# Breeding P's in a 100 Gallon



## BoSox65 (Sep 3, 2003)

I have had lots of success breeding my red bellies in my 125 (6 feet long) and I am wondering if they would breed in a 100 gallon? Would they miss the extra foot? Thinking about re locating them to a 100 and putting caribe in the 125 to provide more space for them.


----------



## Death in #'s (Apr 29, 2003)

peope have bred in as little tanks as 65g
try it


----------



## RhomZilla (Feb 12, 2003)

Death in # said:


> peope have bred in as little tanks as 65g
> try it


 True.. I know of a breeder and personally seen a pair housed inside a 55 gal!!


----------



## wrathofgeo (Aug 23, 2003)

they'd be perfectly fine in a 100


----------



## HOLLYWOOD (Feb 6, 2003)

100 gal is sufficient as long as the tank has adequate turning space (width) and proper height when the P's blow the gravel in the vertical position (height).


----------



## o snap its eric (Feb 19, 2003)

100g can breed you RB and spilos. Maybe Caribe? The one i have seen that bred Caribe was in a 280g


----------



## khuzhong (Apr 11, 2003)

off topic but anyone ever breed caribe with natts?


----------



## BoSox65 (Sep 3, 2003)

Cool!! Plenty of width (same as long 125) hope I can pull it off. I kept records of my red bellies spawning and even filmed it with my cam corder. If I am lucky enough to breed caribes I will be so stoked!!


----------



## Judazzz (Jan 13, 2003)

*_Moved to Piranha Breeding Forum_*


----------



## caribes? (Mar 6, 2003)

ive done it in a 60 :rasp:


----------



## NIKE (Jan 27, 2003)

caribes? said:


> ive done it in a 60 :rasp:


thats kinky caribes?







your lucky the glass didn't break and cut off your family jewels :rasp:


----------



## revivo111 (May 30, 2003)

Hello My Piranhas are bredding in a aprrox. 50 gal tank.
There are 4 (2 male and 2 female) and both pairs are breeding.

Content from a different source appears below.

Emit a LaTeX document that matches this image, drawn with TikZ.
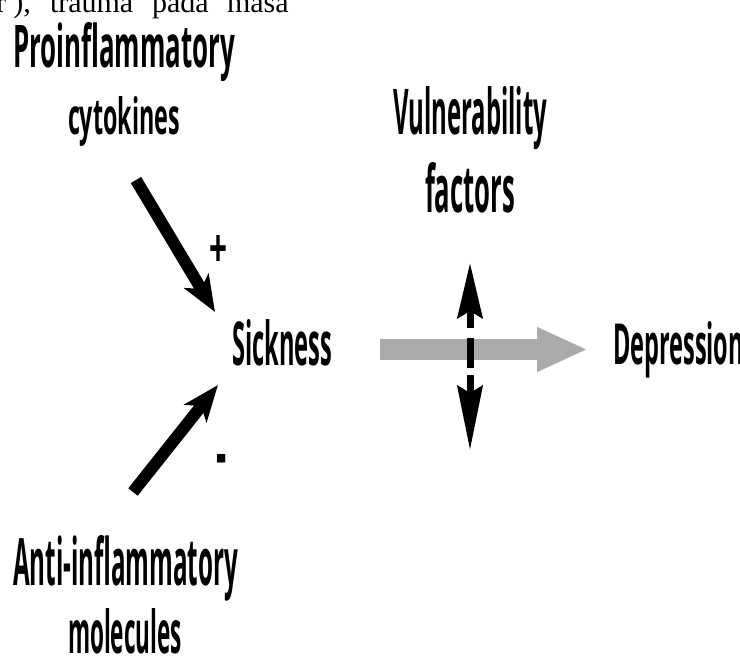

They are breeding But ask me if I can keep the babies alive? :sad:


----------



## tweaked (Aug 3, 2003)

Smallest tank so far I've seen is a 40 hex. I'm trying a 20 hex due to space right now. The pair in the 20 is showing color and going thru the motion, but no eggs yet.


----------



## LaZy (Jun 17, 2003)

100 is more then enough room


----------



## dpwright (Aug 17, 2003)

:laugh: 100's plenty.mine are breeding in a 50 long...2 pairs,large fish...mine are terns though.i dont know if the breeds are the same(as far as habits).kinda new at this.


----------